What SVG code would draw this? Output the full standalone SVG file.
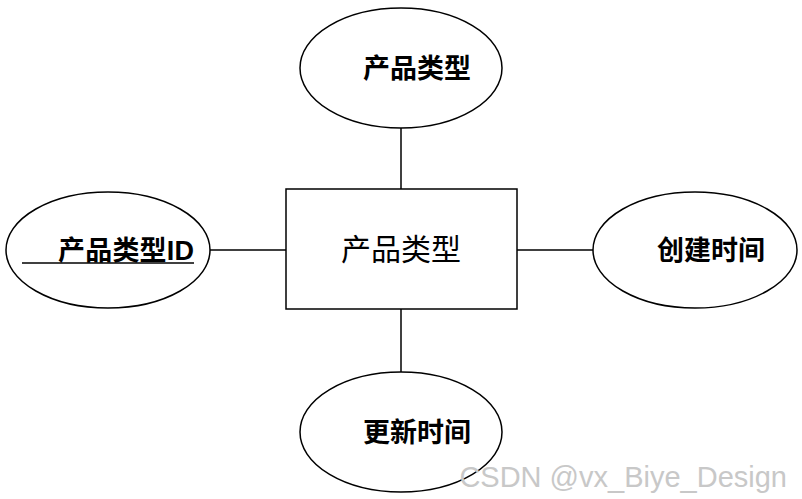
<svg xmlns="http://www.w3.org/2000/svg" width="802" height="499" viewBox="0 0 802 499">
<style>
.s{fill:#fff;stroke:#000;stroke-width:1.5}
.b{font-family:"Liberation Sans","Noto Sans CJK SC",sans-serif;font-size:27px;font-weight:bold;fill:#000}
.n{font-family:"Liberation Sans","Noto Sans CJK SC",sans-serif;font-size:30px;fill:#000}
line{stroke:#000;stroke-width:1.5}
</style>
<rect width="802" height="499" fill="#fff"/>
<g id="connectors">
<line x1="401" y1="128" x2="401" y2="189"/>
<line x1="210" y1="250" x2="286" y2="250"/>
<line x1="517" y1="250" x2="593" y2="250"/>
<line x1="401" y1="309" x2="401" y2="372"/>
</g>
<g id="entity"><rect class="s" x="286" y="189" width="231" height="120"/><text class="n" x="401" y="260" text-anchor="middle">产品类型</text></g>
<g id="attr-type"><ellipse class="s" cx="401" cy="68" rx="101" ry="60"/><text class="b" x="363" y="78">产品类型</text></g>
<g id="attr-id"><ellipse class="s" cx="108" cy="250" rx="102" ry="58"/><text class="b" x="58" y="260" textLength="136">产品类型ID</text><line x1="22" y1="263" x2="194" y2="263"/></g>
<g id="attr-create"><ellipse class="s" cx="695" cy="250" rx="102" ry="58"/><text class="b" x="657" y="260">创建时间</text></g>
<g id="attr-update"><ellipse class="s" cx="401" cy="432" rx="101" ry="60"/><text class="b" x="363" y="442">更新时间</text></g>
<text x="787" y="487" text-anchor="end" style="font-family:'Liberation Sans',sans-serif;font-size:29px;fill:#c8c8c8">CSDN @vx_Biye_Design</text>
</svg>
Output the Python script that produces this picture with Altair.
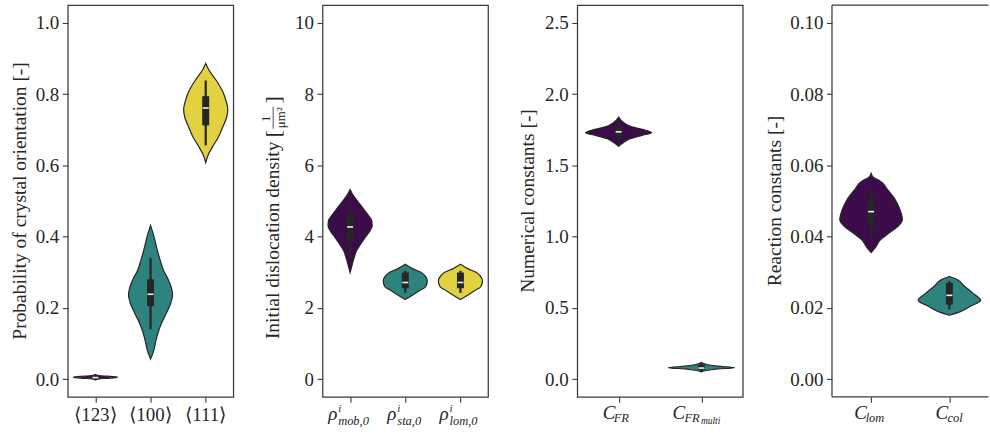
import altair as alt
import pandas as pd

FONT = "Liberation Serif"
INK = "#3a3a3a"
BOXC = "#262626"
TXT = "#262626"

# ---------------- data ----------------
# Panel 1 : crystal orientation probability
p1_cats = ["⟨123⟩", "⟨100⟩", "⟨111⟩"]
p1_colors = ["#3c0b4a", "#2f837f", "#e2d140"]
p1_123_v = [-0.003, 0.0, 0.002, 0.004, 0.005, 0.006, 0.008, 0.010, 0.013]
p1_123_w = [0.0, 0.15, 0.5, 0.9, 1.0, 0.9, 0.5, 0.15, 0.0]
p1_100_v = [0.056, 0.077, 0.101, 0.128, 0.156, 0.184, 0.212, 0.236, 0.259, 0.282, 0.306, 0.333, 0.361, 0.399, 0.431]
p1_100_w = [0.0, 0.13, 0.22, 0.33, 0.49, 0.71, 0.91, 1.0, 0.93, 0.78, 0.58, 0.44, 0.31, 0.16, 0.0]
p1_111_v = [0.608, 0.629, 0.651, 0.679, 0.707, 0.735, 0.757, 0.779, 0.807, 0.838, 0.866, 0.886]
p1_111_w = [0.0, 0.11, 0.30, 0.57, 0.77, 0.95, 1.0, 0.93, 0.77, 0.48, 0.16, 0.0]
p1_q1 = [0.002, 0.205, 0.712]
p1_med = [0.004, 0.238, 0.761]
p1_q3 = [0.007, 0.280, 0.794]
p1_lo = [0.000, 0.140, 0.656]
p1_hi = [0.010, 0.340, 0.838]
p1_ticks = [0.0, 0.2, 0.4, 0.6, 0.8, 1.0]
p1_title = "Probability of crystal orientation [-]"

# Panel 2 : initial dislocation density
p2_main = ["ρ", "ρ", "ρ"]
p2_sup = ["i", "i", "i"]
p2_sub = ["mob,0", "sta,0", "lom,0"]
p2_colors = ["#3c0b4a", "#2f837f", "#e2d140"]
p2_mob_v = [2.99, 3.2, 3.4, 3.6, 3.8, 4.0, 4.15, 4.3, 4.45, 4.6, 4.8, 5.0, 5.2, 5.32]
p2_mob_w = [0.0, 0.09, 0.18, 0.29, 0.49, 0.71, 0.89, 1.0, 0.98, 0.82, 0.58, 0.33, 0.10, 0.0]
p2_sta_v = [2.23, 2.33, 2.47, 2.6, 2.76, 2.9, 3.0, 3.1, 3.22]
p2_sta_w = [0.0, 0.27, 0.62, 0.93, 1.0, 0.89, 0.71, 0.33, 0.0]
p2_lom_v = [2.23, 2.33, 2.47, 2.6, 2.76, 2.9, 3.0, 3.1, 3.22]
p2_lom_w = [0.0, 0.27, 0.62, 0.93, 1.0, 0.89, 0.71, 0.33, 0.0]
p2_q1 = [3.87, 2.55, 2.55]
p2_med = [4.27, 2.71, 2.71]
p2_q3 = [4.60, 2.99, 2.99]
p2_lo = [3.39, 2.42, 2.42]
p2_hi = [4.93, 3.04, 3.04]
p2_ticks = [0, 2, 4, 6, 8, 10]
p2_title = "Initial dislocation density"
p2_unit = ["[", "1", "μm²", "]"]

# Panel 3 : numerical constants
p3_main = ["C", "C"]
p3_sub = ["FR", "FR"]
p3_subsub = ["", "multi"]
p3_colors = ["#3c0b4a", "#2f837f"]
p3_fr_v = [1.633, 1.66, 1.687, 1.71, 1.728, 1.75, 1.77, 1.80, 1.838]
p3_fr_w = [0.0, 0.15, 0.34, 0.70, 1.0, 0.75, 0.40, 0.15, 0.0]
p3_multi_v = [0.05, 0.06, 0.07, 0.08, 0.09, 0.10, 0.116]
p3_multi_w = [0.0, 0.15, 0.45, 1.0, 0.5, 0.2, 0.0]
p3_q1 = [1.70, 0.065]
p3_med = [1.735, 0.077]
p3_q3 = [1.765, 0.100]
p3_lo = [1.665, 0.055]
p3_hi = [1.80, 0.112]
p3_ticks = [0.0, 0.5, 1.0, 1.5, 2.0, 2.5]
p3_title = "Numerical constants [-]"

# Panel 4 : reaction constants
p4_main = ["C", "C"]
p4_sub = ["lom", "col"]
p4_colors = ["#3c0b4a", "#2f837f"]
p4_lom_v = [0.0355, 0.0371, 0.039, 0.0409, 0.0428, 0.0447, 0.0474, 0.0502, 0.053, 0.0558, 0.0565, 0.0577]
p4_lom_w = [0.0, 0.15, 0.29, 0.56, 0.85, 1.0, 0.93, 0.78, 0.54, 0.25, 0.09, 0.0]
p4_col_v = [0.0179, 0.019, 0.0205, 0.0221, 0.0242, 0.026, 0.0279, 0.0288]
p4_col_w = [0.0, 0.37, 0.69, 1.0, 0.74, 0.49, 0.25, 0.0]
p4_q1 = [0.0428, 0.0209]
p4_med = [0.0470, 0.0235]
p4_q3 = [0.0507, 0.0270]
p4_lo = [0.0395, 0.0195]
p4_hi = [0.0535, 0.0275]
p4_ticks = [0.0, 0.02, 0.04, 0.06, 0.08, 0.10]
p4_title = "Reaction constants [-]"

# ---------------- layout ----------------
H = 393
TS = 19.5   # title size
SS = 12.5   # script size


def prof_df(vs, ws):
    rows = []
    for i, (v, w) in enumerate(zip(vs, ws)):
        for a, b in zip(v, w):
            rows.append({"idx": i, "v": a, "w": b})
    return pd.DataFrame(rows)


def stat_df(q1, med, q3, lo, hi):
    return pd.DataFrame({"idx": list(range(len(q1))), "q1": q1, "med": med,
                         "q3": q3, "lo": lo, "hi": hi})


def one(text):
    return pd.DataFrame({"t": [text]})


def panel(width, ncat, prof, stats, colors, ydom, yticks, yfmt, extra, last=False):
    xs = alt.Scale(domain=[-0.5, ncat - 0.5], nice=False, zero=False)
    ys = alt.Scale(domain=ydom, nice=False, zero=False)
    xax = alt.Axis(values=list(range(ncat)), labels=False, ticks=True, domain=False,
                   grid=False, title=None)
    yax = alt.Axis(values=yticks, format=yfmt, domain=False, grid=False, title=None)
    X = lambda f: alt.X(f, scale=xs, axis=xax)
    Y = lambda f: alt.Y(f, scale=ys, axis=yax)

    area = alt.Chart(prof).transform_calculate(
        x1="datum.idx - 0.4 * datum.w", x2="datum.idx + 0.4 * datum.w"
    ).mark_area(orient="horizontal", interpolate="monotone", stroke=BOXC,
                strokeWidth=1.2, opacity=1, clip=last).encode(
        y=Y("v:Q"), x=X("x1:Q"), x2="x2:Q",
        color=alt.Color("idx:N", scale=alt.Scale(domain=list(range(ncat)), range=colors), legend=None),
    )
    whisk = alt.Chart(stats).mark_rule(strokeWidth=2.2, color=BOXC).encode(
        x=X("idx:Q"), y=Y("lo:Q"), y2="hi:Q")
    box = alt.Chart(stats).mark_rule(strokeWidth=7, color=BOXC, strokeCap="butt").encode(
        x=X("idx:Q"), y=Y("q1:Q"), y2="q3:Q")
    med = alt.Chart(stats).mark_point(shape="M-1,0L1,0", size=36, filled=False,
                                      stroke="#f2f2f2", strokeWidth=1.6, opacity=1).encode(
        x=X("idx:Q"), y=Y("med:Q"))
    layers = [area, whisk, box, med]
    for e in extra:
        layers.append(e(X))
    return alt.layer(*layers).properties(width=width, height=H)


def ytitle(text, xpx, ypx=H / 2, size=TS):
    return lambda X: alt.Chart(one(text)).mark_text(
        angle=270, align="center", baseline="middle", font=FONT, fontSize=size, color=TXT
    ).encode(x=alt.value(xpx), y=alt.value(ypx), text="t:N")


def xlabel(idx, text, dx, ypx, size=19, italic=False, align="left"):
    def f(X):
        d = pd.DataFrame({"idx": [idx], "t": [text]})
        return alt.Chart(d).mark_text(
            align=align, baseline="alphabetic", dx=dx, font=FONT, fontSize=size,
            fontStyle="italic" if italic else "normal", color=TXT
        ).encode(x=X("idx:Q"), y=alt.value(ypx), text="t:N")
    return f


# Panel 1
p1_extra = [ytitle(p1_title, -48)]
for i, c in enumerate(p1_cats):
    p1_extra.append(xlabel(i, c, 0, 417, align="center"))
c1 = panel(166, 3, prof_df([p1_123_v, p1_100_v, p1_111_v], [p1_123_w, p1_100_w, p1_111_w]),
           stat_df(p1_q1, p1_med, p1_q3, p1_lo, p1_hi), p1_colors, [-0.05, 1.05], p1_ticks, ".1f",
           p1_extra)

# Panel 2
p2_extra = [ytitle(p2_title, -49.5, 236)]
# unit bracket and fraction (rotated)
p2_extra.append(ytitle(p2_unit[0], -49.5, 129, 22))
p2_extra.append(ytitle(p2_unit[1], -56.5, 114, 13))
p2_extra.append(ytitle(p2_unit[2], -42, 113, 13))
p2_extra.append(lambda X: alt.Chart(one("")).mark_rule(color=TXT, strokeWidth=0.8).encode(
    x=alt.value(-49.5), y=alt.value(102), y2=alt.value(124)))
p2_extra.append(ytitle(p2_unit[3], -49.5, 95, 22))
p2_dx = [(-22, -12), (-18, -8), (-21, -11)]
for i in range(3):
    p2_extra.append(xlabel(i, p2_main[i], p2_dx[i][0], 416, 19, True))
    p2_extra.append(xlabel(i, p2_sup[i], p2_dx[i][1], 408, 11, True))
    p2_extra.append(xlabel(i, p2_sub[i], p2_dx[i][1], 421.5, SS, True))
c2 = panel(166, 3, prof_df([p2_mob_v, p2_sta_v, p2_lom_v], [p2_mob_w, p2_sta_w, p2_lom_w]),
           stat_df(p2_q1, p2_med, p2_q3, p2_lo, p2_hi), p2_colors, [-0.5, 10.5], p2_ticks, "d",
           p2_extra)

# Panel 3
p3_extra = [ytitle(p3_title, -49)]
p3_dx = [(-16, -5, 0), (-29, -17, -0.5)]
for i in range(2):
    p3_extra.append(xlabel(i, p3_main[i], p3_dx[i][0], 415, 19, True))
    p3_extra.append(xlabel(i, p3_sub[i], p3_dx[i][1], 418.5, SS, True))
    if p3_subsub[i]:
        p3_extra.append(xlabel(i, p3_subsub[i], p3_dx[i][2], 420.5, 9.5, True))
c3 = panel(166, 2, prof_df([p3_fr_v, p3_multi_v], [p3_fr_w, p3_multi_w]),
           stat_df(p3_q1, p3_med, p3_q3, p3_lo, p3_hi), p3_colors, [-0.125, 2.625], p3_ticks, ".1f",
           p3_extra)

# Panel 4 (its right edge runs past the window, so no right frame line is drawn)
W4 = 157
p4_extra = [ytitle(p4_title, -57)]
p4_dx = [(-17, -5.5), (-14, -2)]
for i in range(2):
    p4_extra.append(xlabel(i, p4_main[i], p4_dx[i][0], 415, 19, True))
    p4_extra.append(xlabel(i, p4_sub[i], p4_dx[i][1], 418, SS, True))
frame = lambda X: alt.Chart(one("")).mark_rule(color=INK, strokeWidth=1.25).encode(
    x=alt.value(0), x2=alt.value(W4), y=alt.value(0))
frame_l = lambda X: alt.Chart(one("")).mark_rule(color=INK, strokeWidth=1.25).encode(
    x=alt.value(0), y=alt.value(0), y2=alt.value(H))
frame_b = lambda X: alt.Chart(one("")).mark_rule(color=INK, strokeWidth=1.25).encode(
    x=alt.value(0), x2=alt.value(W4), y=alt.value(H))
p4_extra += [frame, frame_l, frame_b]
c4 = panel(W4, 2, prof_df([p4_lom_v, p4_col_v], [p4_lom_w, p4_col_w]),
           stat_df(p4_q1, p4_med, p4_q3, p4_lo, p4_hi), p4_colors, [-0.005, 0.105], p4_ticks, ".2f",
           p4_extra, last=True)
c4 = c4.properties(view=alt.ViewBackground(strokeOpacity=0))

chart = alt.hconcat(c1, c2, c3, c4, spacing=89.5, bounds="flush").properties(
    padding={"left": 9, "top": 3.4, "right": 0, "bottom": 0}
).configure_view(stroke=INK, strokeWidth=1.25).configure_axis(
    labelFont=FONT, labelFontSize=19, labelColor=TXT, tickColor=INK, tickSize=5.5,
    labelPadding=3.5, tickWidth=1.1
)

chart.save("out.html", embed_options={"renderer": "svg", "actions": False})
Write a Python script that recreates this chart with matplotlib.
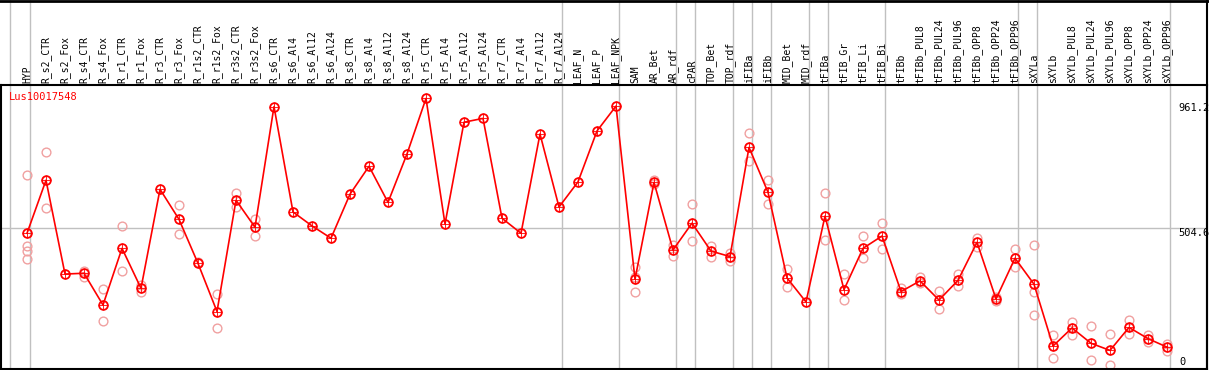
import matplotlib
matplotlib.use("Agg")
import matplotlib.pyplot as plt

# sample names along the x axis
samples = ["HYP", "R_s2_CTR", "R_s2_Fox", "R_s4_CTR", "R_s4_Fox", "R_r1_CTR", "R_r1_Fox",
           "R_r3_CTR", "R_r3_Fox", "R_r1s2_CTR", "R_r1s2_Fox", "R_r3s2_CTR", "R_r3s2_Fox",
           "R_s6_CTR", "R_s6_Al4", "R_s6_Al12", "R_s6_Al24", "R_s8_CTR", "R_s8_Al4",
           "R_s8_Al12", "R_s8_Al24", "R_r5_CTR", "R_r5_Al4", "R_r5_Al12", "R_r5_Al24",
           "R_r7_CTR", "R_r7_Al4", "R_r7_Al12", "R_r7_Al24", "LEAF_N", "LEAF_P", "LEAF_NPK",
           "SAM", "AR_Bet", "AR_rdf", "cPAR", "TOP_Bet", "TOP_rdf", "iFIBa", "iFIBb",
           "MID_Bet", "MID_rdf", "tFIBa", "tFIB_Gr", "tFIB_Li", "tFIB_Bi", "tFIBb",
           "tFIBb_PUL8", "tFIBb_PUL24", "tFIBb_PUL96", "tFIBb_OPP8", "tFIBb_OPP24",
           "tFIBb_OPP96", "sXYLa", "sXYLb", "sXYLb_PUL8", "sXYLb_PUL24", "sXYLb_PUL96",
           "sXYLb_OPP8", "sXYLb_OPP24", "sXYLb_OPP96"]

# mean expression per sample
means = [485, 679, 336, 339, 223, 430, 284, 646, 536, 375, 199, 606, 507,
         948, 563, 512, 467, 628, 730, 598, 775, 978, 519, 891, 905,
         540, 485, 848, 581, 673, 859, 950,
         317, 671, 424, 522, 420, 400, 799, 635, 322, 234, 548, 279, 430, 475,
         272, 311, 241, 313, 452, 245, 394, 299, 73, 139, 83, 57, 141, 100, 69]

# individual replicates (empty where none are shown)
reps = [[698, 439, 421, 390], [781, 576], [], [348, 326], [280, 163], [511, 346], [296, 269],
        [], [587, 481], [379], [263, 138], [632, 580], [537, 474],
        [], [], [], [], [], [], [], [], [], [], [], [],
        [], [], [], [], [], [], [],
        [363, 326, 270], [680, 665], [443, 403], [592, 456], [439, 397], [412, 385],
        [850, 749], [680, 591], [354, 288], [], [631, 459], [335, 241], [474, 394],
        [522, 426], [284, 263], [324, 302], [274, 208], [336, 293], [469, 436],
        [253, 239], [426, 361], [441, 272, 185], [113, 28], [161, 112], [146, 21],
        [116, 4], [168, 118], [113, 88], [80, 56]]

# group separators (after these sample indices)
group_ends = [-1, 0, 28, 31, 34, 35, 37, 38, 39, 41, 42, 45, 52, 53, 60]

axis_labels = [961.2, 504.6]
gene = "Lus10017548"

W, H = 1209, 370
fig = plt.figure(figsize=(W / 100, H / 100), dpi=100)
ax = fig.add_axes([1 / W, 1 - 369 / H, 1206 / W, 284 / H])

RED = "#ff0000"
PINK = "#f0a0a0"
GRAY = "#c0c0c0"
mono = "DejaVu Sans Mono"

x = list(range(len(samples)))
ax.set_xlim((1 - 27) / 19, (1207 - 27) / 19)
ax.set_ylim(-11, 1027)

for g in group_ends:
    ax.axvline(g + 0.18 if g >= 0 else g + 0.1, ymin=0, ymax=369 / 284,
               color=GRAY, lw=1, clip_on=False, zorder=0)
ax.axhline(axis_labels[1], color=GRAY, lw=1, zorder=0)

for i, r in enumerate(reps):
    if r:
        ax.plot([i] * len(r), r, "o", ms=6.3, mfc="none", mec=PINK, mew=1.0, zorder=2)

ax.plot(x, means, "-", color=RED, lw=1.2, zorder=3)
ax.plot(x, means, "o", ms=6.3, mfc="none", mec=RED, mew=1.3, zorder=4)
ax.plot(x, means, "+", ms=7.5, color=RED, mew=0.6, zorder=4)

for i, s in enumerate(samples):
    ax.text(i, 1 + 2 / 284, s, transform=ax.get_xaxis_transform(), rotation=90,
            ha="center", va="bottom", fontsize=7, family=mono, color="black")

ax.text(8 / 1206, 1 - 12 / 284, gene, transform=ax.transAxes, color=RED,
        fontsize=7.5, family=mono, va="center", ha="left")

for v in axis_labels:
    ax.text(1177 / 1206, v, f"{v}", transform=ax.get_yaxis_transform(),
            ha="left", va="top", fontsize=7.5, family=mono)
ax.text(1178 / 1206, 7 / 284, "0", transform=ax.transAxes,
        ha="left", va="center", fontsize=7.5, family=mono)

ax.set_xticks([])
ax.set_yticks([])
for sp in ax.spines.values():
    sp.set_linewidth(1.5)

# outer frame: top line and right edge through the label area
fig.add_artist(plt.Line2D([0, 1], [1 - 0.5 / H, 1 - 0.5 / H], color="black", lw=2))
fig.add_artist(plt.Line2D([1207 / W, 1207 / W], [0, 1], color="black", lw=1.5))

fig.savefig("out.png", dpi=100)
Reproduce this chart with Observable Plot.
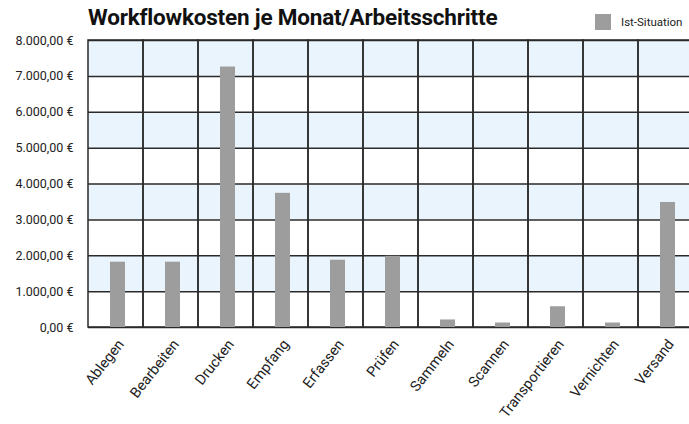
• • • • •
→ **Aim**
Return every line containing "with".

→ **Exercise solution**
Output the Python script that produces this picture with Altair.
Write a Python script that recreates this chart with matplotlib.
Reproduce this chart with Observable Plot.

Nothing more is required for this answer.